The trouble started during quarantine, when the five spent their days, as the park put it, "telling each other where to go." Once released into the main colony, keepers had hoped the older resident birds would dilute the new arrivals' language. The opposite happened. "Once their quarantine period was over, they went to live in one of our colonies," the park noted on its website. "It was hoped that some of the older residents would dilute their language. However, this had the opposite effect, and many more inhabitants were influenced to use this new language, which made visitors giggle."

Steve Nichols, CEO of Lincolnshire Wildlife Park, described the dynamic with some bemusement. "We saw it very quickly - we are quite used to parrots swearing but we've never had five at the same time," he told the Associated Press. "Most parrots clam up outside, but for some reason these five relish it." The reinforcing loop between the birds made containment urgent: "With the five, one would swear and another would laugh and that would carry on."

Nichols explained that the parrots weren't swearing randomly. "They swear to trigger reaction or a response," he said, noting that visible shock or laughter from visitors only encouraged more profanity. Despite that, no visitor complaints were logged. "When a parrot tells you to 'f*** off' it amuses people very highly," Nichols said. "It's brought a big smile to a really hard year."

The five were split between two colonies to prevent them from setting each other off, with the park citing its family-friendly environment as the primary reason for intervention. The separation was also intended to encourage the birds to pick up natural calls from the other African greys around them.

AI-generated illustration
AI-generated illustration

The strategy proved only partially effective. The park's own tally eventually climbed: "We now have a total of 8 full time swearers." In a later development, three newly donated cussing parrots named Eric, Captain and Sheila were integrated alongside the original five in a deliberate experiment. "We've put eight really, really offensive, swearing parrots with 92 non-swearing ones," Nichols told CNN. The hope was that the eight would absorb the flock's more benign sounds, described by Nichols as "all the nice noises like microwaves and vehicles reversing." The risk, he acknowledged, was that 92 previously well-mannered African greys might go the other way entirely: "It's going to turn into some adult aviary."
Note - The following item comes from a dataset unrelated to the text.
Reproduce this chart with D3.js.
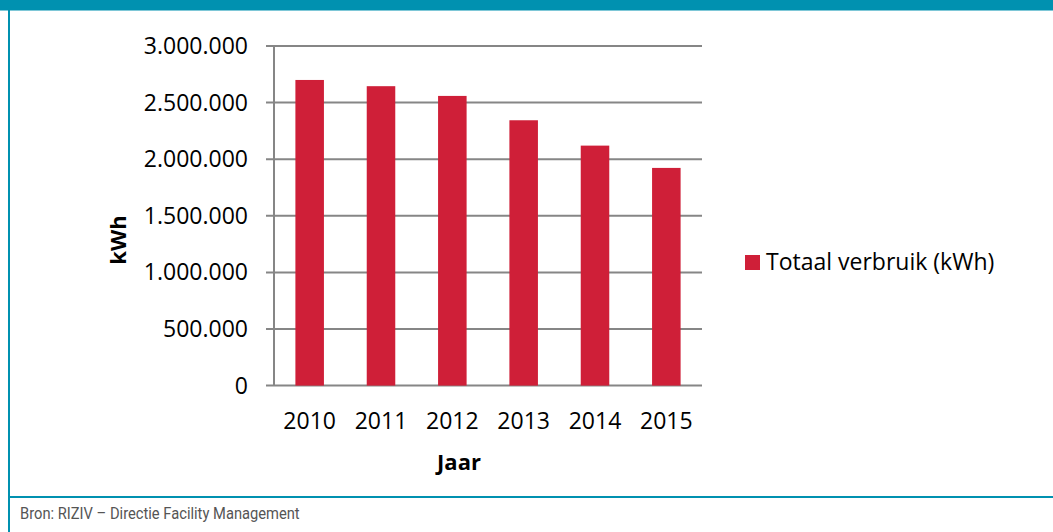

Nichols offered a straightforward explanation for why expletives stick so easily with African greys, a species whose intelligence researchers compare to that of apes, whales and dolphins. The birds are highly social in the wild, forming roost groups of up to 1,000, and are wired to mimic sounds heard consistently in the same tone and context. "When you tell someone to eff off, you usually say it the same every time," he said.

The park confirmed the famous five remain on-site and viewable by the public, which is welcome to visit seven days a week except Christmas and New Year. As for their vocabulary, the park's FAQ is candid: "They're still as foul-mouthed as ever; it's just a little more diluted these days.